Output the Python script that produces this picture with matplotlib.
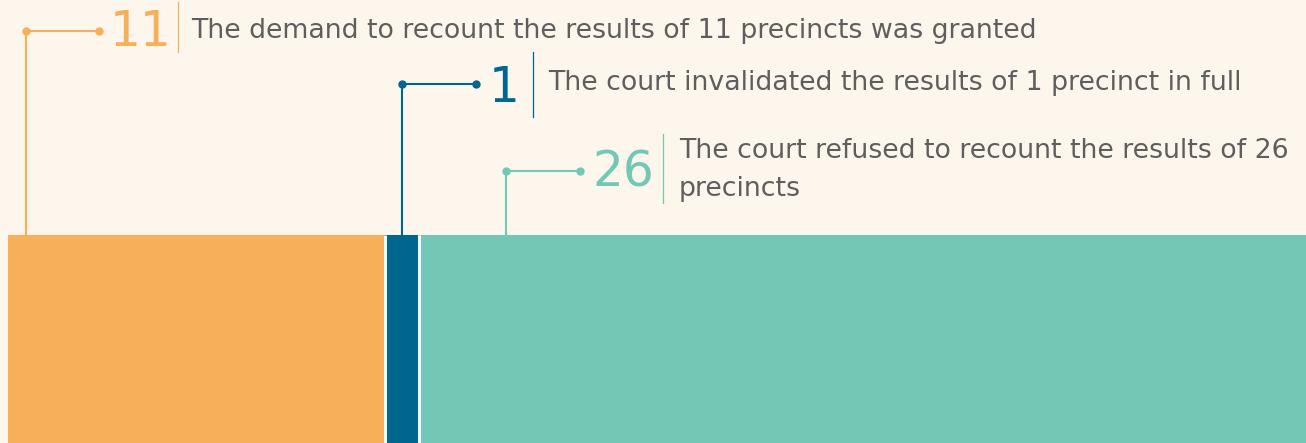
import matplotlib.pyplot as plt

categories = ["granted", "invalidated", "refused"]
values = [11, 1, 26]
numbers = ["11", "1", "26"]
labels = [
    "The demand to recount the results of 11 precincts was granted",
    "The court invalidated the results of 1 precinct in full",
    "The court refused to recount the results of 26\nprecincts",
]
colors = ["#F7AF5A", "#00658F", "#72C8B5"]

BG = "#FDF6EC"
TEXT = "#5E5E5E"
W, H = 1306, 443
LEFT = 8
BAR_TOP = 235

# callout layout in pixels: leader x, corner y, leader end x, number x / baseline,
# separator x and span, text x / baseline of its last line
layout = [
    dict(lx=26, ly=31, ex=99, nx=110, nb=46, sx=178, s0=2, s1=52, tx=191, tb=38),
    dict(lx=402, ly=84, ex=476, nx=489, nb=102, sx=533, s0=52, s1=117, tx=548, tb=90),
    dict(lx=506, ly=171, ex=580, nx=593, nb=186, sx=663, s0=134, s1=203, tx=679, tb=196),
]

fig = plt.figure(figsize=(W / 100, H / 100), dpi=100, facecolor=BG)
ax = fig.add_axes([LEFT / W, 0, 1 - LEFT / W, 1])
ax.set_facecolor(BG)
total = sum(values)
ax.set_xlim(0, total)
ax.set_ylim(0, H)
ax.axis("off")

scale = (W - LEFT) / total


def px(x):
    return (x - LEFT) / scale


def py(y):
    return H - y


# stacked bar
left = 0
for v, c in zip(values, colors):
    ax.barh(0, v, left=left, height=H - BAR_TOP, align="edge", color=c, linewidth=0)
    left += v
# white gaps between segments
edge = 0
for v in values[:-1]:
    edge += v
    ax.plot([edge + 0.03, edge + 0.03], [0, H - BAR_TOP], color="white", linewidth=2.2,
            solid_capstyle="butt")

# callouts
for num, lab, c, L in zip(numbers, labels, colors, layout):
    ax.plot([px(L["lx"]), px(L["lx"]), px(L["ex"])], [py(BAR_TOP), py(L["ly"]), py(L["ly"])],
            color=c, linewidth=1.5)
    ax.plot([px(L["lx"]), px(L["ex"])], [py(L["ly"]), py(L["ly"])], "o", color=c, markersize=5)
    ax.text(px(L["nx"]), py(L["nb"]), num, color=c, fontsize=35, va="baseline", ha="left")
    ax.plot([px(L["sx"]), px(L["sx"])], [py(L["s0"]), py(L["s1"])], color=c, linewidth=0.9)
    ax.text(px(L["tx"]), py(L["tb"]), lab, color=TEXT, fontsize=19.3, va="baseline", ha="left",
            linespacing=1.6)

plt.savefig("out.png", dpi=100, facecolor=BG)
--
• _Task instructions_:
Take the lines from the start of the material to the line with "import matplotlib.pyplot as plt", both included, and transcribe them exactly without the pictures.

• _Output of the task_:
Output the Python script that produces this picture with matplotlib.
import matplotlib.pyplot as plt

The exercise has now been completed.